By: Michelle Wise
The summer of 2002 I hit rock bottom. I had messed up my life, my husband had just left me and I was suffering with fibromyalgia. The fibromyalgia was so painful, I could barely get out of bed. I would tremble in the middle of the night. I would have to crawl around before I could walk. The muscles had to be massaged out every morning before I could think about going to work.
I thought about ending my life. I was wondering if I killed myself, would my body just sit in a grave or is there really life after death?
One day on the way to the doctor, I had an out of body experience. I found myself floating above my car. I could see the top of my head, the steering wheel and the trees and telephone wires going by. When I arrived at the doctors office, I shut the door and I entered back into my body. God used this experience to answer the questions in my heart and show me that I had a spirit that would live on after death.

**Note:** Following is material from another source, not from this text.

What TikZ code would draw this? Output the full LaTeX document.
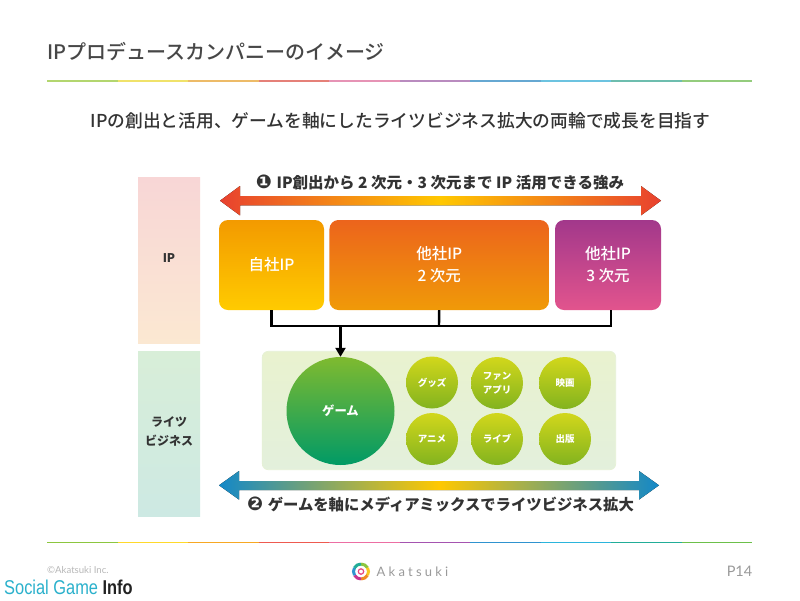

God didn’t abandon me. True character was being developed in the dark rooms of my life. He showed me that there’s something beyond this world that is worth it. Although I was suffering, I was surrounded by beauty. But there seemed to be an invisible barrier keeping me separated from it.
The only thing keeping me alive was the glimmer of hope that I experienced while photographing children.
I was raised in a Christian home, but by the time I was married, I abandoned my faith. It wasn’t long before I gave into deception and found myself on a path of destruction. I focused intensely on building my career as a professional photographer. I denied my faith in God and relied on myself — my own efforts to get me through life.
As my husband and I grew further apart, we turned to drinking and avoided issues instead of confronting them. He would party all night with his buddies and I would return the favor. This went on for quite some time. One night I rolled over and bumped into him, realizing I hadn’t seen him for over two weeks. I was filled with rage. I went out and had an affair out of revenge.
The weight of guilt and shame was unbearable. I cried every day and sank deep into depression. I developed severe anxiety, chronic fatigue, and fibromyalgia and a host of other problems which made it almost impossible to function. I wasn’t able to sleep more than a couple hours at a time. I couldn’t hold down my food. I could feel my blood moving in all my veins.
The emotional, mental and physical pain I was in brought me inward. I couldn’t express what was happening to me. I just knew the life as I have known it was about to end. It didn’t seem like there was any reason to live.
My friend got married and on the way back from her wedding, I pulled the car over because it was unsafe for me and others if I continued driving. I felt my kidney and liver and bodily functions starting to shut down. I noticed that I was in front of a resort I knew I needed help, but I also had a death wish, so I pulled out my note pad and started to write a note to leave behind. I decided to finally end my life.
I wondered who I should leave the letter for. I decided to address the suicide letter to God. To my amazement, I found myself pouring out my heart. The words reflected repentance and a desperate cry for help. I said, “I’m sorry for what I’ve done in my life and I’m sorry for what I’m about to do.”
As I wrote, as I started to weep … then suddenly … it seemed like time stood still. I began noticing every little detail. The wind stopped blowing; the birds stopped chirping; the clouds stopped rolling and the water stopped flowing.
Then like a movie reel, everything went back into motion. It was like a brand new life started. Slowly at first, then faster and faster. Everything seemed surreal, like I had just entered into another dimension. My eyes were opened like I was seeing for the very first time. Everything was amazing. The world was so beautiful.
A cool breeze came by and when it touched me it got warm. Something like electricity entered my chest. There was a thick radiant presence all around me.
A sense of peace overwhelmed me, and I was filled with amazing love. Love for life, love for the world and it’s beauty and even love for those who had wronged me. I had true love for my enemies, the same kind of love that held Christ to the cross. He said, ‘Father forgive them, for they know not what they’re doing.’ I knew for sure that Jesus is alive. If He wasn’t, there’s no way I could feel this way.
As time went on, I wanted to show the world what happened to me that day and illustrate it in my own language, through the gift of photography.
Children gave me new eyes with which to see the world. It became my creative outlet of communication. Their joy was pure water, their laughter became a beam of hope. They taught me about rediscovery – putting my mind back into perspective.
The beauty of this story is I wanted to die, and I did. To my old life that is. Through faith in Christ, He gave me a new heart and a new beginning. Because of His amazing love, I can show others just how important even just One Life is to this world.
I tell you the truth, unless you humble yourself and become like little children, you will not enter the kingdom of Heaven. (Matt 18:3)
Thank you for reading my story. My hope is that you not only get a glimpse into this world that I have found, but you too will enter in with faith like a child.